Pensioner pressure groups have mounted campaigns in Eastleigh in a bid to capture attention as national media focus on the shock by-election.
The election, to be held on 28 February, was triggered by the resignation of Liberal Democrat MP and former energy secretary Chris Huhne after he admitted perverting the course of justice over a speeding offence in 2003.
The result of the election has been touted as a litmus test of the public's opinion of the coalition's performance so far.
The International Consortium of British Pensioners, which campaigns for the state benefits of expatriate pensioners to be uprated in line with inflation, began a series of protests in 80 marginal constituencies today in Eastleigh.
The ICBP said it will unveil a "hard-hitting billboard campaign attacking broken Liberal Democrat promises on frozen pensions".
ICBP spokesman Brian Legget said: "This is a matter of life and death. With 16,000 pensioners in Eastleigh, we are campaigning for the government to stop cheating pensioners out of their retirement plans."

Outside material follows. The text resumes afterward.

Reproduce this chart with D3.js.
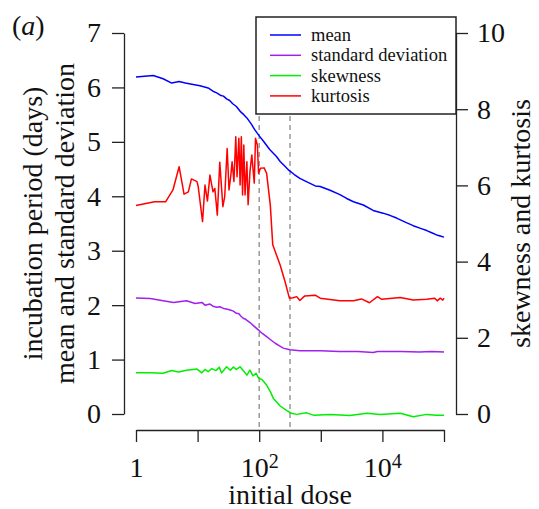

Over the weekend, Equitable Life policy holders also staged a protest in the constituency, the Southern Daily Echo reports.
About 50 protesters from the Equitable Members Action Group, which campaigns for Equitable policy holders to receive more compensation, staged a demonstration in the town centre.
The group said about 2,500 pensioners in the borough lost between 25% and 60% of their savings when the insurer almost collapsed in 2000. They called on Eastleigh candidates to commit to their demands for Equitable Life victims.
The Treasury outlined its Equitable Life compensation scheme in 2011. It promised to pay out £1.5bn to holders of group pension scheme, with-profits and with-profits annuity policies.
It paid out £70m by February last year. However, EMAG is unsatisfied with the rate at which the Treasury is paying out compensation, and with its refusal to pay compensation to pre-1992 policy holders.